The head of Baer's European business, Yves Robert-Charrue, told Reuters that the bank plans to expand in Britain, Germany and Spain, by hiring, opening new branches and potentially by M&A activity if it sees opportunities. It will also continue investing in technology at its European offshore booking centre in Luxembourg.

"I'm in a little bit of a competition with my colleague running Asia to see who's stronger in the long term," Robert-Charrue said during a recent interview at the bank's headquarters in Zurich. "I would not exclude an acquisition to leapfrog the growth we think we can achieve, if the conditions are right. There's potential for further hiring in big strategic markets."

Baer is Switzerland's third-largest listed bank with 401 billion Swiss francs ($407 billion) in assets under management at the end of April and said last month that its net money inflows had increased by more than an annualised 5 percent in the first four months of this year. It has not given further details.

European and Asian customers account for roughly a quarter each of the group's assets under management, according to sources.

While for the wealth management industry as a whole, growth in Europe has lagged Asia, Robert-Charrue said that was not the case for Baer which has been able to use its position as a new entrant to some European markets with a relatively small market share to grow.

In Germany, Baer plans to open a branch in Hanover and another at an undisclosed site, he said, giving the group 11 offices in Europe's biggest economy.

"The German business, the operational business of our onshore franchise, has been profitable for many years. Other markets are profitable in terms of legal entities," Robert-Charrue said. "Top-line margins are strong, which maybe not everyone would expect in Europe. We can deliver very strong return on assets in Europe, and to me that proves a point."
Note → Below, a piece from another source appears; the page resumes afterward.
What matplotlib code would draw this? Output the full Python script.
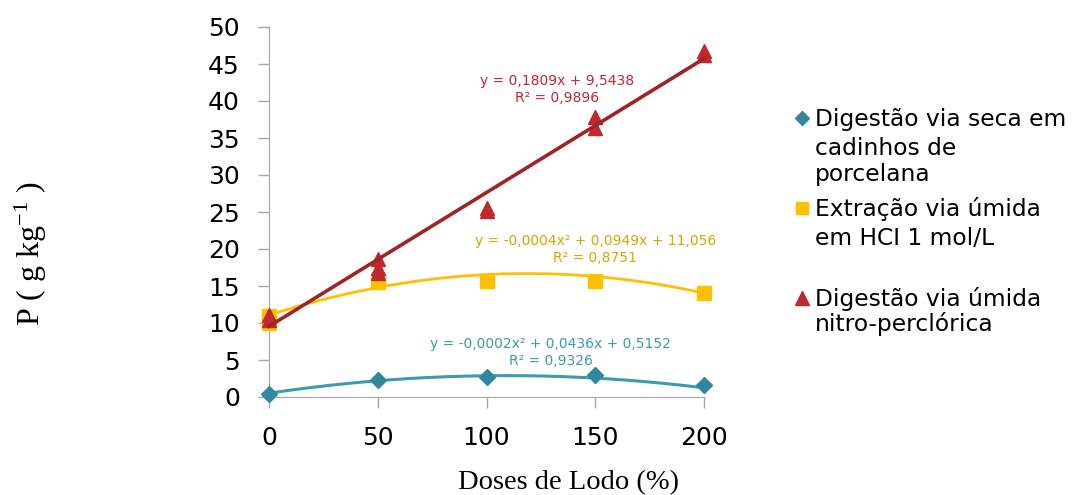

Last year Baer decided to open three new offices in Britain - going against the trend of the financial industry, which is shifting some operations from London ahead of Britain's exit from the Europe Union.

Baer - which primarily books domestic business in Britain and runs its European cross-border operations out of Luxembourg - will continue looking for opportunities, saying its bid to seize a greater chunk of business from wealthy Britons spooked by Brexit uncertainty is showing early signs of success.

"We think it's good sometimes to go a bit against the trend. That also helped us on hiring," Robert-Charrue said of the expansion.

He joined the bank in 2009 when his former Credit Suisse colleague Boris Collardi became CEO of Baer. He said he is not overly concerned about losing clients and client managers as Collardi becomes a partner at rival bank Pictet this month.

"Obviously, it's a competing market out there. We're neither afraid nor see it as a major threat," he said. "We're very close to our employees and our clients and we're watching."